- _Task objective_:
Retype the listing below line for line, but only from the line with "What Bokeh code" down to the line with "from bokeh.resources import INLINE", inclusive. Pictures stay out.

Figure scripts
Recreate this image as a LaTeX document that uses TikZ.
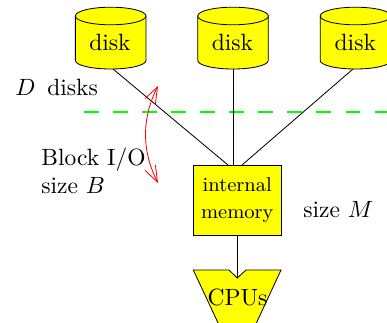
\documentclass[tikz,border=0pt]{standalone}
\usepackage{amsmath,amssymb}
\usepackage{xcolor}
\usetikzlibrary{arrows.meta,positioning}
\definecolor{chipyellow}{RGB}{255,255,0}
\tikzset{
  drumtext/.style={anchor=base,inner sep=0pt},
  membox/.style={draw,fill=chipyellow,line width=.35pt,minimum width=37.3pt,minimum height=29.75pt,inner sep=0pt,align=center,font=\fontsize{8.5}{11.8}\selectfont},
  tagtext/.style={anchor=base west,inner sep=0pt},
  redarrow/.style={red,line width=.35pt,{Straight Barb[length=6.8pt,width=5pt]}-{Straight Barb[length=6.8pt,width=5pt]}}
}
\begin{document}
\begin{tikzpicture}[x=.425pt,y=-.425pt,line width=.35pt]
\clip (0,0) rectangle (387,322);
\draw[green,line width=.55pt,dash pattern=on 6.25pt off 6.1pt] (84,112) -- (400,112);
% the three drums
\foreach \cx/\fx/\tx/\n in {110.7/113/110/1,233/233/232.5/2,355.5/353/355.3/3}{
  \filldraw[fill=chipyellow] (\cx-35.3,16) -- (\cx-35.3,60.5) arc[start angle=180,end angle=0,x radius=35.3,y radius=8.5] -- (\cx+35.3,16) -- cycle;
  \filldraw[fill=chipyellow] (\cx,16) ellipse[x radius=35.3,y radius=8.8];
  \node[drumtext] (disk\n) at (\tx,50.7) {disk};
  \coordinate (foot\n) at (\fx,69);
}
\node[membox] (memory) at (237.3,200) {internal\\memory};
\coordinate (top1) at (228,165);
\coordinate (top2) at (233,165);
\coordinate (top3) at (242,165);
\draw (foot1) -- (top1);
\draw (foot2) -- (top2);
\draw (foot3) -- (top3);
% CPU funnel
\filldraw[fill=chipyellow] (193.3,270) -- (229,270) -- (237.3,278) -- (246,270) -- (281,270) -- (255,326) -- (219.5,326) -- cycle;
\coordinate (notch) at (237.3,278);
\draw (memory.south -| notch) -- (notch);
\node (cpus) at (237.5,297) {CPUs};
\node[tagtext] (dlabel) at (15,95) {$D$\,\ disks};
\node[tagtext] (blocklabel) at (41,165) {Block I/O};
\node[tagtext] (sizeb) at (41,193) {size $B$};
\node[tagtext] (sizem) at (303,217) {size $M$};
\coordinate (arrowtop) at (158,86);
\coordinate (arrowbot) at (158,183);
\draw[redarrow] (arrowtop) .. controls (141.6,118) and (141.6,151) .. (arrowbot);
\end{tikzpicture}
\end{document}
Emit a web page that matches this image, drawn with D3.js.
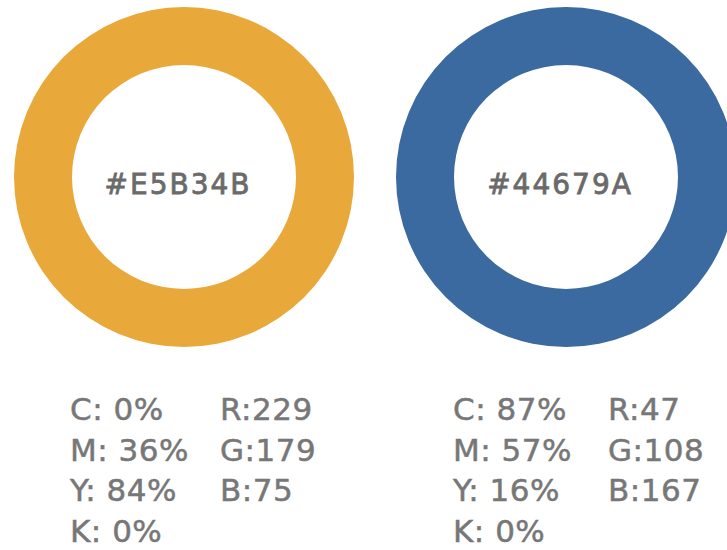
<!DOCTYPE html>
<html>
<head>
<meta charset="utf-8">
<script src="https://cdn.jsdelivr.net/npm/d3@7"></script>
<style>
  body { margin: 0; background: #fff; }
  svg { display: block; }
</style>
</head>
<body>
<div id="app"></div>
<script>
// swatch data
const hexLabels = ['#E5B34B', '#44679A'];
const fills = ['#e9a93a', '#3a6aa0'];
const cmykNames = ['C', 'M', 'Y', 'K'];
const cmykValues = [[0, 36, 84, 0], [87, 57, 16, 0]];
const rgbNames = ['R', 'G', 'B'];
const rgbValues = [[229, 179, 75], [47, 108, 167]];

const width = 727, height = 550;
const svg = d3.select('#app').append('svg')
  .attr('width', width)
  .attr('height', height);

const x = d3.scaleOrdinal().domain(hexLabels).range([184, 566]);
const cy = 177;
const arc = d3.arc().innerRadius(112).outerRadius(170).startAngle(0).endAngle(2 * Math.PI);

const swatch = svg.selectAll('g.swatch')
  .data(hexLabels)
  .join('g')
  .attr('class', 'swatch')
  .attr('transform', d => `translate(${x(d)},${cy})`);

swatch.append('path')
  .attr('d', arc())
  .attr('fill', (d, i) => fills[i]);

swatch.append('text')
  .attr('x', -6)
  .attr('y', 17)
  .attr('text-anchor', 'middle')
  .attr('font-family', '"DejaVu Sans", sans-serif')
  .attr('font-size', 28)
  .attr('letter-spacing', 2)
  .attr('fill', '#6a6a6a')
  .attr('stroke', '#6a6a6a')
  .attr('stroke-width', 0.8)
  .text(d => d);

// cmyk / rgb columns
const rowY = d3.scaleLinear().domain([0, 3]).range([420, 542]);
const colLeft = [70, 453];
const colRight = [220, 608];

hexLabels.forEach((h, i) => {
  const g = svg.append('g')
    .attr('font-family', '"DejaVu Sans", sans-serif')
    .attr('font-size', 31)
    .attr('letter-spacing', 0.5)
    .attr('fill', '#777')
    .attr('stroke', '#777')
    .attr('stroke-width', 0.5);

  g.selectAll(null)
    .data(cmykNames)
    .join('text')
    .attr('x', colLeft[i])
    .attr('y', (d, j) => rowY(j))
    .text((d, j) => `${d}: ${cmykValues[i][j]}%`);

  g.selectAll(null)
    .data(rgbNames)
    .join('text')
    .attr('x', colRight[i])
    .attr('y', (d, j) => rowY(j))
    .text((d, j) => `${d}:${rgbValues[i][j]}`);
});
</script>
</body>
</html>
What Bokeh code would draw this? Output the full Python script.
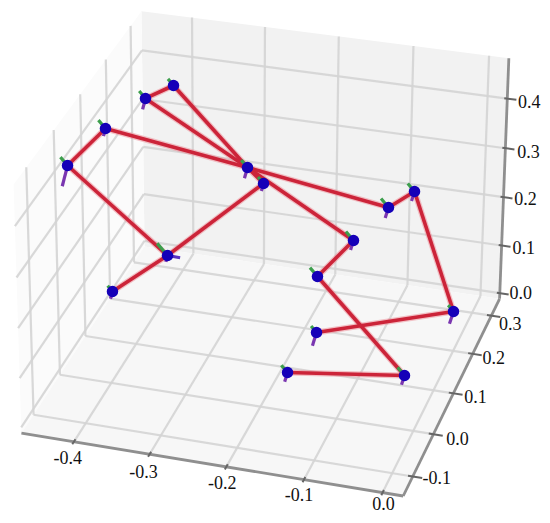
import numpy as np
from bokeh.plotting import figure
from bokeh.models import ColumnDataSource, Range1d
from bokeh.core.properties import value
from bokeh.embed import file_html
from bokeh.resources import INLINE

# ---- data ----
x_ticks = [-0.4, -0.3, -0.2, -0.1, 0.0]
y_ticks = [-0.1, 0.0, 0.1, 0.2, 0.3]
z_ticks = [0.0, 0.1, 0.2, 0.3, 0.4]
x_lim = (-0.47, 0.026)
y_lim = (-0.145, 0.345)
z_lim = (-0.012, 0.48)
joint_x = [-0.1646, -0.0258, -0.1553, -0.1089, -0.2484, -0.3828, -0.3521, -0.2273,
           -0.3389, -0.3962, -0.4345, -0.4016, -0.0906, -0.0620, -0.0012, -0.1557]
joint_y = [0.0, 0.05, 0.1, 0.1, 0.1, 0.1, 0.12, 0.1, 0.05, 0.0, -0.05, 0.0, 0.2, 0.22, 0.2, 0.1]
joint_z = [0.0665, 0.0531, 0.1836, 0.2663, 0.3809, 0.4889, 0.5065, 0.3538,
           0.2231, 0.1762, 0.4545, 0.4970, 0.2614, 0.2849, 0.0693, 0.0695]
bones_from = [0, 1, 2, 3, 4, 5, 6, 4, 7, 8, 8, 10, 11, 4, 12, 13, 14]
bones_to = [1, 2, 3, 4, 5, 6, 4, 7, 8, 9, 10, 11, 4, 12, 13, 14, 15]
green_len = [0.9, 1.0, 1.1, 1.1, 0.9, 0.9, 0.8, 0.8, 1.5, 0.7, 1.0, 1.0, 1.1, 1.0, 0.8, 0.8]
purple_len = [0.9, 0.9, 0.4, 0.9, 1.0, 1.0, 0.4, 0.7, 0.6, 0.7, 1.9, 0.7, 1.0, 0.9, 1.2, 1.3]
blue_len = [0.2, 0.2, 0.2, 0.2, 0.2, 0.2, 0.2, 0.2, 0.8, 0.2, 0.2, 0.2, 0.2, 0.2, 0.2, 0.2]

# ---- camera (view of the 3D box) ----
CAM = np.array([1.4975, 0.55439, -0.03378, 0.82584, 0.19327, -0.68198, -1.04311, 0.8492,
                -0.06192, 0.17142, -0.07245, 1.0]).reshape(3, 4)
SCALE = 500.0


def pr(x, y, z):
    h = CAM @ np.array([x, y, z, 1.0])
    return float(h[0] / h[2] * SCALE), float(h[1] / h[2] * SCALE)


def seg(a, b):
    pa, pb = pr(*a), pr(*b)
    return [pa[0], pb[0]], [pa[1], pb[1]]


def poly(pts):
    p = [pr(*q) for q in pts]
    return [a for a, _ in p], [b for _, b in p]


x0, x1 = x_lim
y0, y1 = y_lim
z0, z1 = z_lim

p = figure(width=542, height=515, output_backend="svg", toolbar_location=None,
           x_range=Range1d(0, 542), y_range=Range1d(515, 0), min_border=0,
           background_fill_color="white", border_fill_color="white", outline_line_color=None)
p.axis.visible = False
p.grid.visible = False

for pts, col in [
    ([(x0, y1, z0), (x1, y1, z0), (x1, y1, z1), (x0, y1, z1)], "#f2f2f2"),
    ([(x0, y0, z0), (x0, y1, z0), (x0, y1, z1), (x0, y0, z1)], "#fbfbfb"),
    ([(x0, y0, z0), (x1, y0, z0), (x1, y1, z0), (x0, y1, z0)], "#f7f7f7"),
]:
    a, b = poly(pts)
    p.patch(a, b, fill_color=col, line_color=None)

gx, gy = [], []
for v in x_ticks:
    for s in [((v, y0, z0), (v, y1, z0)), ((v, y1, z0), (v, y1, z1))]:
        a, b = seg(*s); gx.append(a); gy.append(b)
for v in y_ticks:
    for s in [((x0, v, z0), (x1, v, z0)), ((x0, v, z0), (x0, v, z1))]:
        a, b = seg(*s); gx.append(a); gy.append(b)
for v in z_ticks:
    for s in [((x0, y1, v), (x1, y1, v)), ((x0, y0, v), (x0, y1, v))]:
        a, b = seg(*s); gx.append(a); gy.append(b)
p.multi_line(gx, gy, line_color="#d4d4d4", line_width=2.2, line_alpha=0.9)

ax, ay = [], []
for s in [((x0, y0, z0), (x1, y0, z0)), ((x1, y0, z0), (x1, y1, z0)), ((x1, y1, z0), (x1, y1, z1))]:
    a, b = seg(*s); ax.append(a); ay.append(b)
p.multi_line(ax, ay, line_color="#8f8f8f", line_width=2.8)

tx, ty = [], []
for v in x_ticks:
    a, b = seg((v, y0 - 0.006, z0), (v, y0 + 0.006, z0)); tx.append(a); ty.append(b)
for v in y_ticks:
    a, b = seg((x1 - 0.006, v, z0), (x1 + 0.012, v, z0)); tx.append(a); ty.append(b)
for v in z_ticks:
    a, b = seg((x1 - 0.004, y1, v), (x1 + 0.012, y1, v)); tx.append(a); ty.append(b)
p.multi_line(tx, ty, line_color="#666666", line_width=2.0)

# skeleton
J = [(joint_x[i], joint_y[i], joint_z[i]) for i in range(len(joint_x))]
bx, by = [], []
for f, t in zip(bones_from, bones_to):
    a, b = seg(J[f], J[t]); bx.append(a); by.append(b)
p.multi_line(bx, by, line_color="#ee8a94", line_width=6, line_alpha=0.5)
p.multi_line(bx, by, line_color="#cc2439", line_width=3.6)

GREEN_DIR = (-0.0091, 0.0, 0.0143)
PURPLE_DIR = (-0.0040, 0.0, -0.0220)
BLUE_DIR = (0.0210, 0.0, -0.0010)


def triad(lengths, d):
    xs, ys = [], []
    for j, l in zip(J, lengths):
        a, b = seg(j, (j[0] + d[0] * l, j[1] + d[1] * l, j[2] + d[2] * l))
        xs.append(a); ys.append(b)
    return xs, ys


a, b = triad(green_len, GREEN_DIR)
p.multi_line(a, b, line_color="#3c9e4c", line_width=3.2)
a, b = triad(purple_len, PURPLE_DIR)
p.multi_line(a, b, line_color="#7a36b0", line_width=3.2)
a, b = triad(blue_len, BLUE_DIR)
p.multi_line(a, b, line_color="#5a30c0", line_width=3.2)

jp = [pr(*j) for j in J]
p.scatter([q[0] for q in jp], [q[1] for q in jp], size=11.5, fill_color="#1500b8", line_color=None)

# tick labels
x_off = [(-6, 16), (-6, 17), (-4, 16), (-5, 15), (1, 11)]
y_off = [(24, 1), (24, 4), (22, 3), (21, 4), (19, 8)]
z_off = [(21, -1), (22, 2), (22, 1), (23, 3), (22, 3)]
lx, ly, lt, ldx, ldy = [], [], [], [], []
for ticks, fn, off in [
    (x_ticks, lambda v: (v, y0, z0), x_off),
    (y_ticks, lambda v: (x1, v, z0), y_off),
    (z_ticks, lambda v: (x1, y1, v), z_off),
]:
    for v, o in zip(ticks, off):
        q = pr(*fn(v))
        lx.append(q[0]); ly.append(q[1]); lt.append(f"{v:.1f}"); ldx.append(o[0]); ldy.append(o[1])
src = ColumnDataSource(dict(x=lx, y=ly, t=lt, dx=ldx, dy=ldy))
p.text("x", "y", text="t", source=src, x_offset="dx", y_offset="dy",
       text_font=value("Liberation Serif"), text_font_size="18px", text_color="#111111",
       text_align="center", text_baseline="middle")

open("out.html", "w").write(file_html(p, INLINE))
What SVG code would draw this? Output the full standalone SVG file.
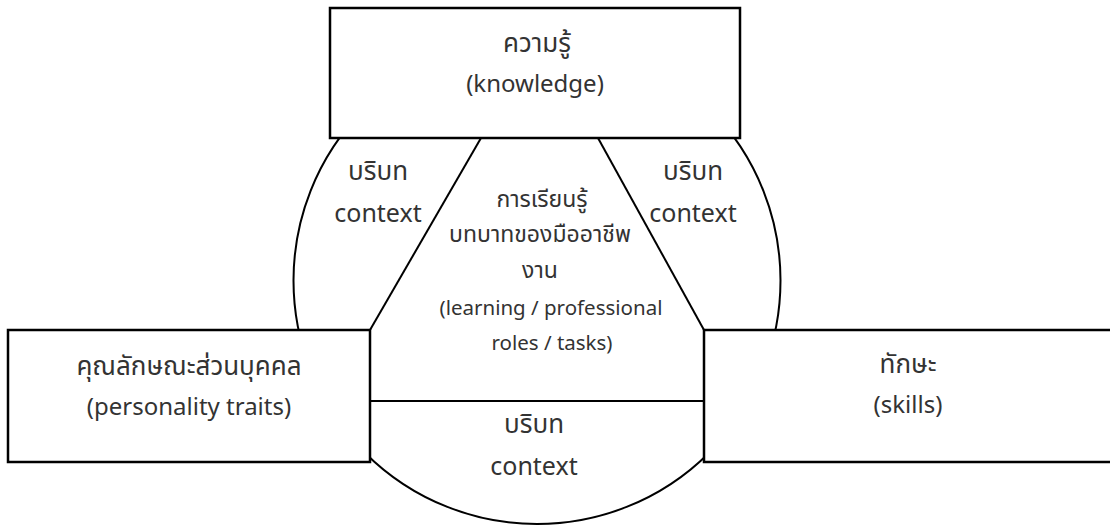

- _Right answer_:
What Bokeh code would draw this? Output the full Python script.
import numpy as np
from bokeh.plotting import figure
from bokeh.models import ColumnDataSource, Range1d
from bokeh.core.properties import value
from bokeh.embed import file_html
from bokeh.resources import INLINE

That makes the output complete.